Founder. Certify 1300 operations. OFPA is unambiguous that OSP include provisions of soil fertility. Based on this requirement, many requirements for soil. USDA does damage when says only applies to operations that grow in soil. All exceptions must be in regulations. As SOE implemented, need to start with enforcing law as currently written. Already heard many comments about additional record keeping requirements. Large exporters, importers, etc. Benefit from import certificate requirement. If single import certificate is valid for 12-18 months, then it’s no better than what we currently have. Also creates competitive advantage to certifiers who issue import certificate for year or more rather than for each shipment. Hydro producers are major beneficiaries of certificates for a year or more. For grain also fails.

Sara Neagu‐Reed International Fresh Produce Association (Crops (CS); Materials (MS); General)

Director of production and environmental policy. Emily Moyer shared oral comments on behalf of IFPA. Plastic mulch and covers: supports the continued listing. They are necessary to produce wide array of fresh organic produce. They are used to control weed, improve crop yield and quality. They are readily available at low costs. Survey of members had key findings: 60% of large growers and 100% of small growers said need control was primary reason. Easier to use than alterative and more affordable. There would be additional labor and resource costs if plastics were not allowed. We recognize the concerns of environmental impact of plastics, however the removal from the National List would have damaging effects. Happy to pass along the survey referenced earlier.

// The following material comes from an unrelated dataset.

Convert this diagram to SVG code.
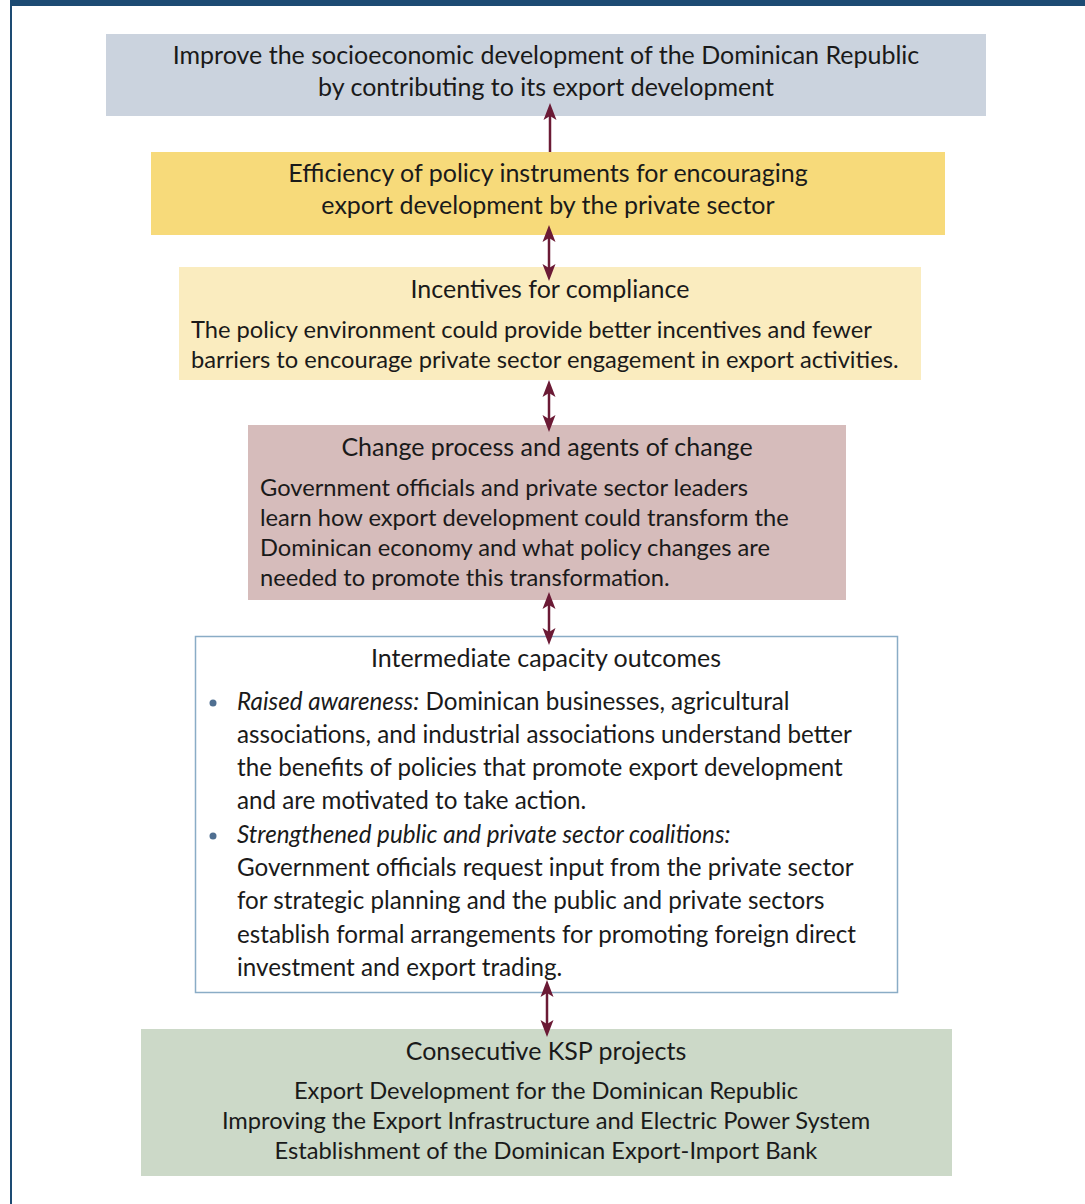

Jerry: Please sed the survey. Summarizing what you said: plastic mulch and covers do their job so well, they are indispensable. For me the problem is they do do everything very well. It does not negate the need to address and stay with it. Sometime in the future we can have an equitable solution to that issue.

Bob Quinn – Organic Farmer (General)

In 1986 started first experiment with regenerative organic systems. Converted entire farm in 1988. Promoted system and served on NOSB. Over last 35 years, market has grown to about 6% of food sold. Three areas to help: marketing will help shoppers understand benefits of organic (health, environmental, and high cost of cheap food); only about 1% of farmers are organic. Cheap imports are stealing markets. Why not give a country of origin labeling. Robust local and regional food supply necessary for food security. 99 percent of research dollars going to chemical agriculture seeking chemical answers for chemical problems. Divert some of that money to organic systems. Organic is the future. Need to promote in country of origin labeling, marketing and research.

Wood: ever had a conversation locally with neighbors farming conventionally?

Bob: Biggest challenge is they don’t know where to start. They are in debt, afraid of making a mistake. Research could help in getting them started.